Source code of charts:

__________

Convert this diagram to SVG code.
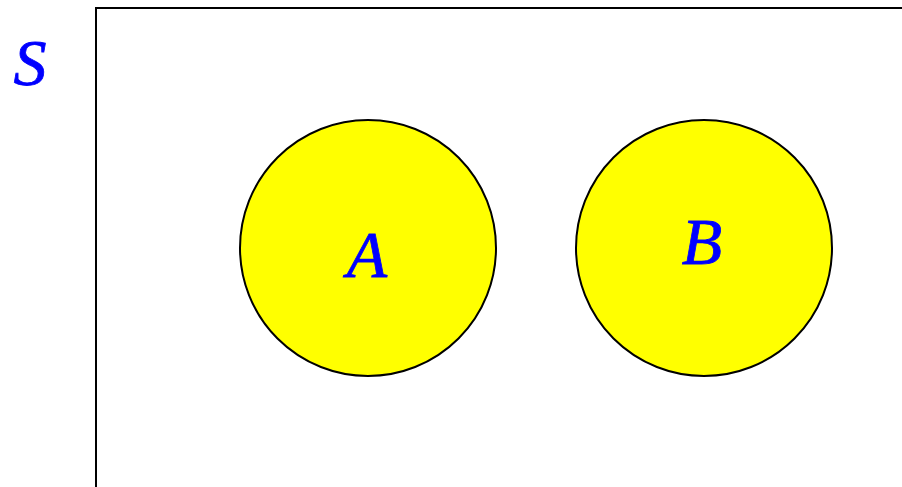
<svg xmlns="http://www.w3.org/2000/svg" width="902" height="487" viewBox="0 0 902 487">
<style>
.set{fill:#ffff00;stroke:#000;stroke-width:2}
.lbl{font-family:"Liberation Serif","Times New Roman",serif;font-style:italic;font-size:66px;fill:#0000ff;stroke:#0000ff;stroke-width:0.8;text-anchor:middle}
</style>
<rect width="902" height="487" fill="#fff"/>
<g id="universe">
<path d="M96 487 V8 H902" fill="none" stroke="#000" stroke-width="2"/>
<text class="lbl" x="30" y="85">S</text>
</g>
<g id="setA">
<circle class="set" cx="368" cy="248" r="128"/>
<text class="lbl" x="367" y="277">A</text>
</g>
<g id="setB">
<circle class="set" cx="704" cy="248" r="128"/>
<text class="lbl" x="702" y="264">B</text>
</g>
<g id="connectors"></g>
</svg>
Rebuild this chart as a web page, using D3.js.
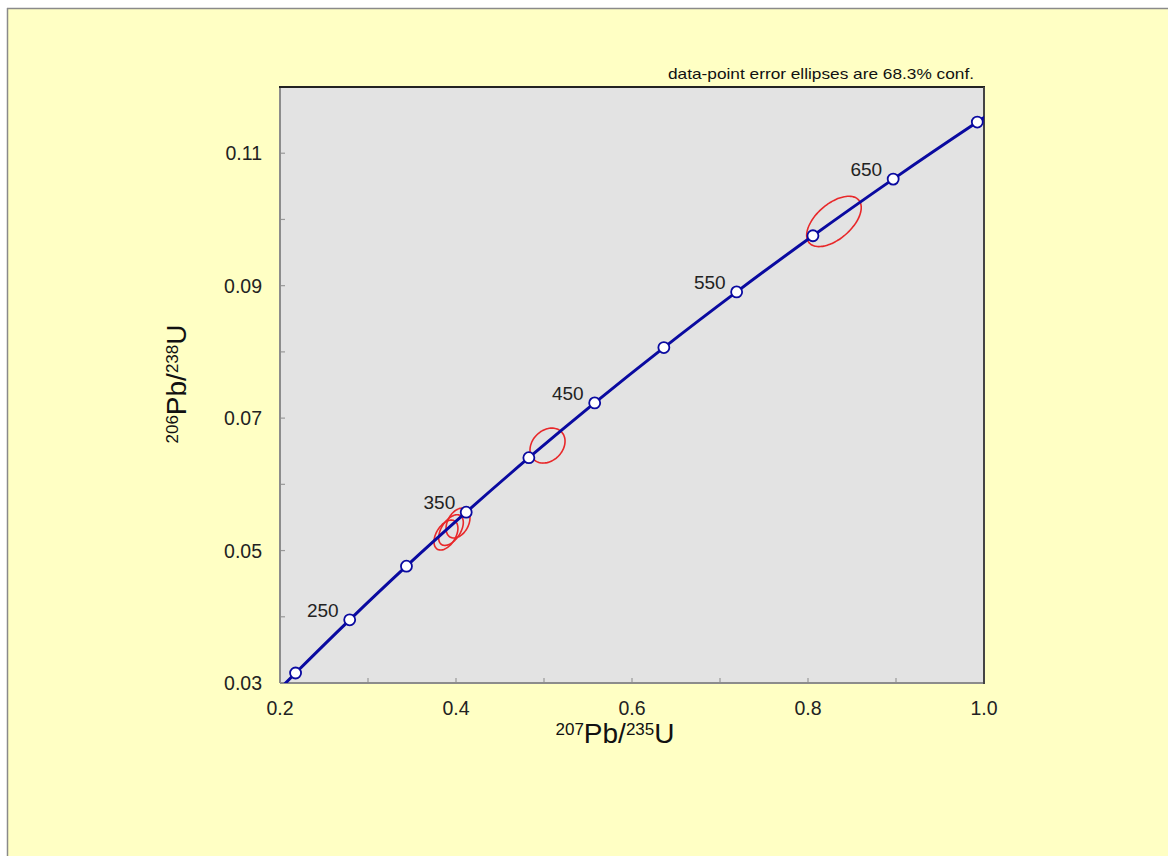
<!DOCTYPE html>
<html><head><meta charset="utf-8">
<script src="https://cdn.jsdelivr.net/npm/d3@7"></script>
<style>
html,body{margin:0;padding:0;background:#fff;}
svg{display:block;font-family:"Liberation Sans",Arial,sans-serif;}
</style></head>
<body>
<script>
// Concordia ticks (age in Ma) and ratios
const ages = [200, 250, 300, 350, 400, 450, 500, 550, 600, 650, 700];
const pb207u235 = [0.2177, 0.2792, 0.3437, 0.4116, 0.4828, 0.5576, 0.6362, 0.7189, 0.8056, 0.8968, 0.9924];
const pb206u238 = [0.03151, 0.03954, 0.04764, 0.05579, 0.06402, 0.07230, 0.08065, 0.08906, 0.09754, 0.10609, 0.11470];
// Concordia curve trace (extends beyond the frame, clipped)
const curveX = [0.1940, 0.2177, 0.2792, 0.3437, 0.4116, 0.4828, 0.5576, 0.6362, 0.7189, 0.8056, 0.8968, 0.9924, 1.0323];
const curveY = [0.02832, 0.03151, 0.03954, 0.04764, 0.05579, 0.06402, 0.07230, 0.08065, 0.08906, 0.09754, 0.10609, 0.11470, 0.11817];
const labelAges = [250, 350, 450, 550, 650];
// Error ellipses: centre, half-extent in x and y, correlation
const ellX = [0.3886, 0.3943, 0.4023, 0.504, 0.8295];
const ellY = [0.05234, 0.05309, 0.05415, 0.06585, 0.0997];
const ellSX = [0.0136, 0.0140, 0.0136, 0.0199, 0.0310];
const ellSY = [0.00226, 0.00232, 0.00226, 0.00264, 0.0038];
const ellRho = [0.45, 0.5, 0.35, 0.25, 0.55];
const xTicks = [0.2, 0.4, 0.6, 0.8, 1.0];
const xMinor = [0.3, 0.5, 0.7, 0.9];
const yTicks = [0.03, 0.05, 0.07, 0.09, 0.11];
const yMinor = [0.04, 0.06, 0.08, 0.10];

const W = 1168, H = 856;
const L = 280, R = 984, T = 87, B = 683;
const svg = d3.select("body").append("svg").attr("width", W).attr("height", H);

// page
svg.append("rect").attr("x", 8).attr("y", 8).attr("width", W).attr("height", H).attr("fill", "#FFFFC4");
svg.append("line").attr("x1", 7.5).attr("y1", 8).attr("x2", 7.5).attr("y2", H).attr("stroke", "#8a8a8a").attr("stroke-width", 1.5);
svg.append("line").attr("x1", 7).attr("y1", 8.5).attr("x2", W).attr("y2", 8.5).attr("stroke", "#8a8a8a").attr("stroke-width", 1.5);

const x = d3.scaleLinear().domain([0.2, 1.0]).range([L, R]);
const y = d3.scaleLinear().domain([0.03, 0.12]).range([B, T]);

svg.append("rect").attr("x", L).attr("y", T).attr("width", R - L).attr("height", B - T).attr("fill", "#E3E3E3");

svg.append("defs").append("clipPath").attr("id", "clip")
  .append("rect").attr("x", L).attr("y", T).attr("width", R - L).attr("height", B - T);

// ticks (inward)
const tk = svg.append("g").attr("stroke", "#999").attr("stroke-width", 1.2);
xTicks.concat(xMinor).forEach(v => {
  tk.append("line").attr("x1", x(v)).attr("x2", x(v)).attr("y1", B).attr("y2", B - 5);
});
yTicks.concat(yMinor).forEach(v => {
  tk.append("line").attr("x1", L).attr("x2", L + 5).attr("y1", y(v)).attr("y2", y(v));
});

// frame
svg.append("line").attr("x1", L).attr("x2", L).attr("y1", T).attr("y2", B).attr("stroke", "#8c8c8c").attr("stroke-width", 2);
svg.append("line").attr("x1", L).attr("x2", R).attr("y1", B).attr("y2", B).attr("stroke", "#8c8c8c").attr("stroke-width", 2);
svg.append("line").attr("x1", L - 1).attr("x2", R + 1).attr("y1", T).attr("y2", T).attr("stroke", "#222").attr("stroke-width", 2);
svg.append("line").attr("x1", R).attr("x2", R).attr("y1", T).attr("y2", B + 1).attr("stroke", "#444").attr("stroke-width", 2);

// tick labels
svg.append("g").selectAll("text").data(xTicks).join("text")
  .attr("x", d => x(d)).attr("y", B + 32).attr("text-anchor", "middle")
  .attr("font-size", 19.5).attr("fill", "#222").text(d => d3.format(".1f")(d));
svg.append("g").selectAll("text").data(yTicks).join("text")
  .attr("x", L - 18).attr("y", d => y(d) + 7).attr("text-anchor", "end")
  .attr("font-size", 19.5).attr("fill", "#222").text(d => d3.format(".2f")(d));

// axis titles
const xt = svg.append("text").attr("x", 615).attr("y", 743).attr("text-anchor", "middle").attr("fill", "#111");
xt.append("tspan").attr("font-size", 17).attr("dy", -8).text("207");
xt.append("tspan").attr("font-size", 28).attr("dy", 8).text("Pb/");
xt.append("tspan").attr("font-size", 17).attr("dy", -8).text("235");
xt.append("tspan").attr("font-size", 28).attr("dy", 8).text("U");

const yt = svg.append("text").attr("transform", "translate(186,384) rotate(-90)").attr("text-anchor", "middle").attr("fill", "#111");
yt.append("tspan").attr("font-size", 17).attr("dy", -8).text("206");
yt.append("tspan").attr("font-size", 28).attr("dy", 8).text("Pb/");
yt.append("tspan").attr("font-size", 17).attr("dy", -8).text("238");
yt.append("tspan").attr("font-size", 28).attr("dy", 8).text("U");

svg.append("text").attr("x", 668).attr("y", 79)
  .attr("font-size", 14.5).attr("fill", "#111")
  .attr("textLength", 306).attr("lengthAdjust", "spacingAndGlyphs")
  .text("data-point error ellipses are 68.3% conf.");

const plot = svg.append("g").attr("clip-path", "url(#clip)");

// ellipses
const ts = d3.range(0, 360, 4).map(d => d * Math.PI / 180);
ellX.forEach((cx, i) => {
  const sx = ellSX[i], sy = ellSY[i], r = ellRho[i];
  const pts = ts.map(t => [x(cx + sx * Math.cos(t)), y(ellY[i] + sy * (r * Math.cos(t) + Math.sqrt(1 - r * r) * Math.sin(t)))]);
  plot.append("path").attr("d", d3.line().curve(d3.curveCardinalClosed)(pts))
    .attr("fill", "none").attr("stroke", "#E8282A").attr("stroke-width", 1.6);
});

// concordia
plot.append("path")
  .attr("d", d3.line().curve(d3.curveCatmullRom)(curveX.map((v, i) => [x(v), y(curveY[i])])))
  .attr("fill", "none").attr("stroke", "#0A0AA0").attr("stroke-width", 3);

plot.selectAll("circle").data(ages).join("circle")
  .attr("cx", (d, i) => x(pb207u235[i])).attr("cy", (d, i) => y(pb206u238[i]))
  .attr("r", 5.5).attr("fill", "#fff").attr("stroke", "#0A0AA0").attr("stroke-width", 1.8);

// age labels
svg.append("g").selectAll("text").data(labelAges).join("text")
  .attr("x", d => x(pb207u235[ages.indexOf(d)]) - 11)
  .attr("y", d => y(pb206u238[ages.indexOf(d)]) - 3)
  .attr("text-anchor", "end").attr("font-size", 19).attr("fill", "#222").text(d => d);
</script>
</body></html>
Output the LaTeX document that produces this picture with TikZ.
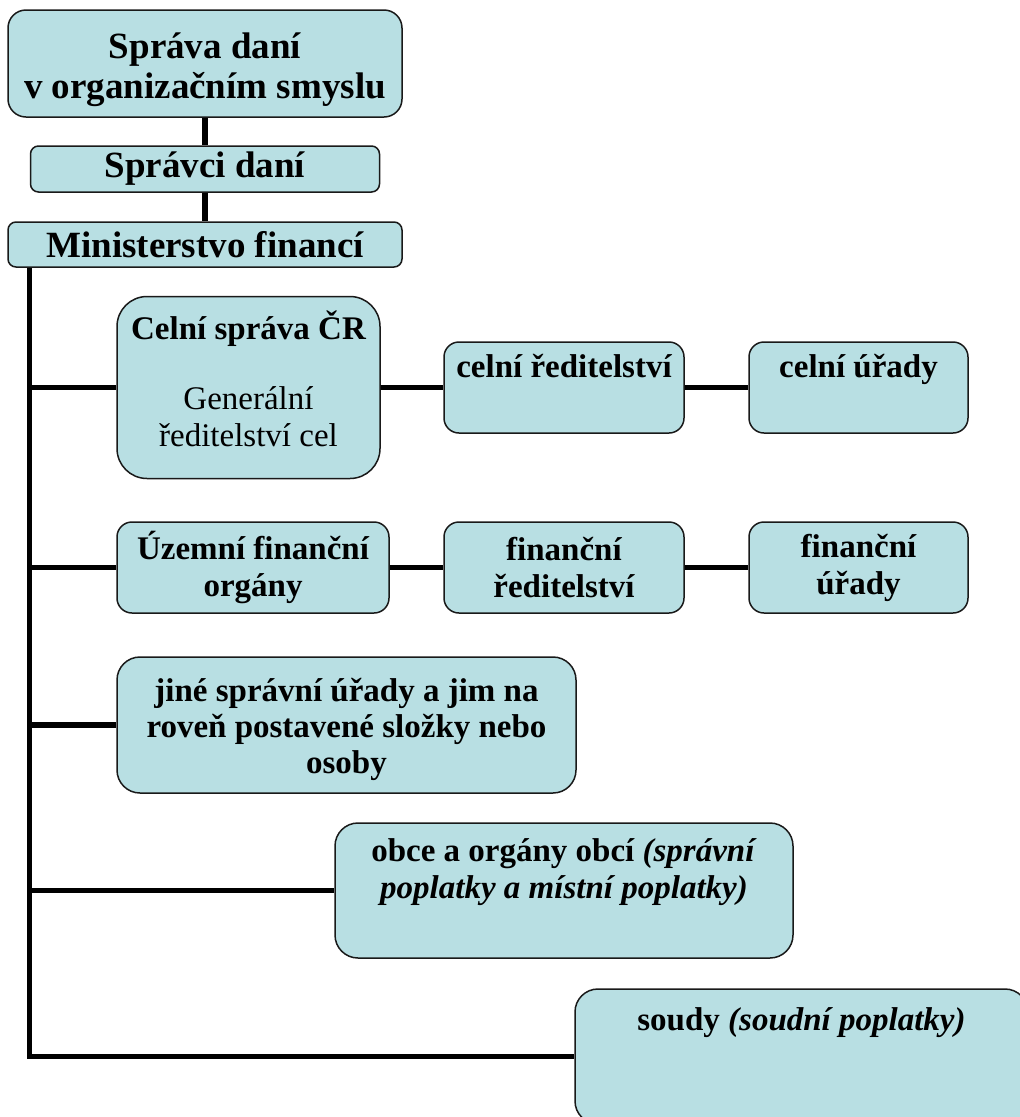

__________

• **Aim**
Give again, word for word, the lines from the one that contains "Rebuild this chart" to the one that contains "const yMinor = [0.04, 0.06, 0.08, 0.10];", both included. Omit the pictures.

• **Solution to the exercise**
Rebuild this chart as a web page, using D3.js.
<!DOCTYPE html>
<html><head><meta charset="utf-8">
<script src="https://cdn.jsdelivr.net/npm/d3@7"></script>
<style>
html,body{margin:0;padding:0;background:#fff;}
svg{display:block;font-family:"Liberation Sans",Arial,sans-serif;}
</style></head>
<body>
<script>
// Concordia ticks (age in Ma) and ratios
const ages = [200, 250, 300, 350, 400, 450, 500, 550, 600, 650, 700];
const pb207u235 = [0.2177, 0.2792, 0.3437, 0.4116, 0.4828, 0.5576, 0.6362, 0.7189, 0.8056, 0.8968, 0.9924];
const pb206u238 = [0.03151, 0.03954, 0.04764, 0.05579, 0.06402, 0.07230, 0.08065, 0.08906, 0.09754, 0.10609, 0.11470];
// Concordia curve trace (extends beyond the frame, clipped)
const curveX = [0.1940, 0.2177, 0.2792, 0.3437, 0.4116, 0.4828, 0.5576, 0.6362, 0.7189, 0.8056, 0.8968, 0.9924, 1.0323];
const curveY = [0.02832, 0.03151, 0.03954, 0.04764, 0.05579, 0.06402, 0.07230, 0.08065, 0.08906, 0.09754, 0.10609, 0.11470, 0.11817];
const labelAges = [250, 350, 450, 550, 650];
// Error ellipses: centre, half-extent in x and y, correlation
const ellX = [0.3886, 0.3943, 0.4023, 0.504, 0.8295];
const ellY = [0.05234, 0.05309, 0.05415, 0.06585, 0.0997];
const ellSX = [0.0136, 0.0140, 0.0136, 0.0199, 0.0310];
const ellSY = [0.00226, 0.00232, 0.00226, 0.00264, 0.0038];
const ellRho = [0.45, 0.5, 0.35, 0.25, 0.55];
const xTicks = [0.2, 0.4, 0.6, 0.8, 1.0];
const xMinor = [0.3, 0.5, 0.7, 0.9];
const yTicks = [0.03, 0.05, 0.07, 0.09, 0.11];
const yMinor = [0.04, 0.06, 0.08, 0.10];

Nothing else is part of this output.